Other relevant items of the pending initiative include prohibiting the planting and human consumption of transgenic corn and the extraction of hydrocarbons through fracking may also impact the agricultural and oil and gas sector giving rise to additional claims from foreign investors.

In addition to these sector-specific changes, the initiative also includes a proposal to expand the scope of train service concessions and recover some of them for the government. Currently, these concessions primarily cover the transportation of goods. However, the reform aims to limit such concessions and allow the government to provide passenger transportation services, which could mark a significant shift in the country’s transportation infrastructure. The entering government has already unveiled an ambitious plan to revitalize and expand train routes, connecting various regions of the country for both freight and passenger services. This initiative reflects a broader strategy to enhance national connectivity and reduce dependency on road and air transport.

Challenges

However, as it is often the case with large-scale infrastructure projects, this expansion of train services will likely face several challenges. Financing will be a key hurdle, requiring substantial investment from both public and private sectors. Additionally, the implementation of these projects will require careful negotiation and consensus-building, particularly in obtaining social licenses from affected communities.
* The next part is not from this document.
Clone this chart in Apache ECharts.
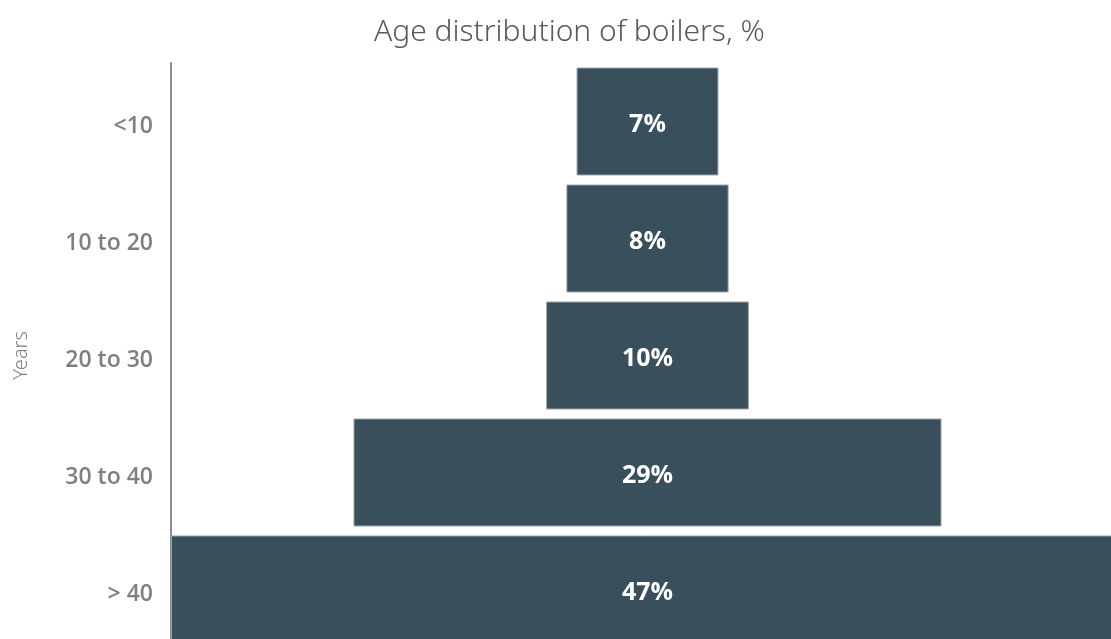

These licenses are crucial for ensuring that local populations are supportive of the projects and that their rights and interests are respected. The proposed constitutional reforms are expected to strengthen the requirements for obtaining social licenses, potentially making the process more rigorous and ensuring that community concerns are adequately addressed. This emphasis on social licensing underscores the government’s commitment to sustainable development and the protection of community interests, but it could also lead to delays or increased costs as project developers navigate the enhanced regulatory environment.